Almost every night, veterans come to my shows and stick around to talk to me afterward. They always stand apart from the rest and seem to exist in their own personal isolation, unable to assimilate. When they speak to me, I notice things become very quiet and intense. They carry it with them.

America is full of these men and women. This is us. This is who we are and what we've got.

At times, I feel America is something that I can actually put my arms around, more than a land mass and a Constitution, something far more containable and understandable. I don't exactly know what it is, but at these times I feel completely woven into it.

Later, the girl who lost her brother wrote me and asked if I might pass on the address of the man who lost his brother if he happens to get in touch.

The next day: The Oklahoma City show was a great time. I goodnaturedly asked the audience to keep their handguns locked throughout the show and they goodnaturedly didn't shoot me.
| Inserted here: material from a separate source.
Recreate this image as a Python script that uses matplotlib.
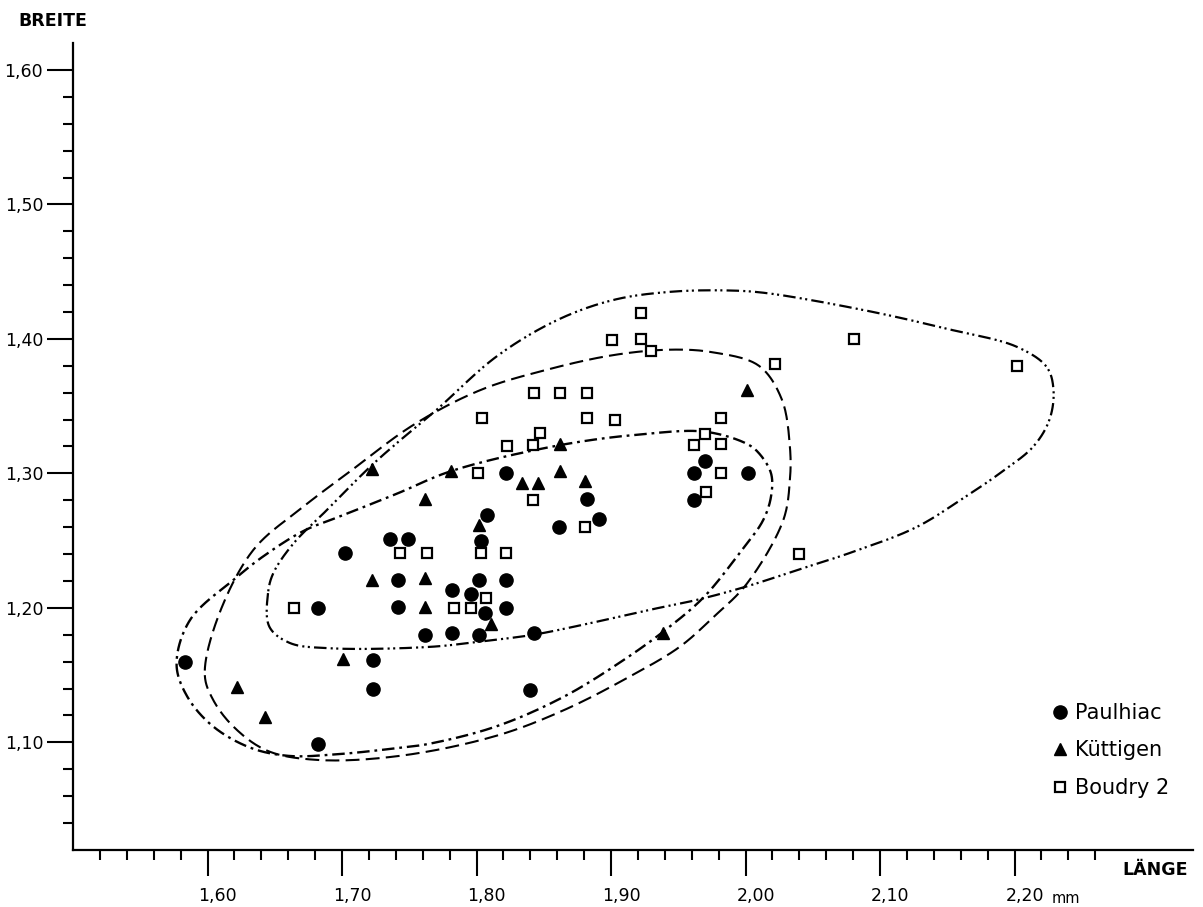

It is a day off, kind of. We drove all night and have stopped in Sioux Falls, S.D., to let our bus driver rest. We will head out tonight for Pierre, S.D., for tomorrow night's show. Right now we are sitting on the bus listening to the album A Tribute to Jack Johnson by Miles Davis on road manager Ward's portable turntable. Next will be the Weasels LP. We are trying to keep it eclectic in our Das Boot environment.

Earlier this morning I was torn from my sleep by an interview I had to do with a local station in Pierre. The interviewer told me more than once that his state was very Republican. I think he was trying to get some kind of reaction out of me. Perhaps he was trying to gauge my audacity levels for hope or something. We suffered for several minutes as my answers only seemed to further perplex him, until he finally ended our conversation, “Thanks for the help.”

The takeaway, perhaps shared by both of us: Sometimes you start your day by getting 10 minutes wasted by some jackoff on the phone.

The local theater down the street is showing the dipshit's dipshit Dinesh D'Souza's documentary, 2016: Obama's America as well as Glenn Beck's live performance film Unelectable 2012. South Dakota, in its own way keeping it eclectic as well.

If you want to downgrade your brain, check out excerpts of Mr. Beck's show online, complete with camera whips to audience member and Texas governor Rick Perry. I just watched some of Beck's pro-gun, anti-Canadian, -solar panel and -tree planting mush and couldn't take the stupid any longer.

From Zappa to Glenn Beck is an intellectual drop much like a combat landing I endured when I flew from Kuwait City to Baghdad a few years ago.

If you have music with you at all times, you can get through flatline hours like the ones I am in right now. This is why we travel with a turntable and as the days go on, more and more albums. Winning!

Tomorrow, if all goes according to plan, I will be planting a tree with Laurie Gill, the mayor of Pierre. So, much to Mr. Beck's dismay, we will be making America a little greener. Until then, we will keep the jams happening here on the bus.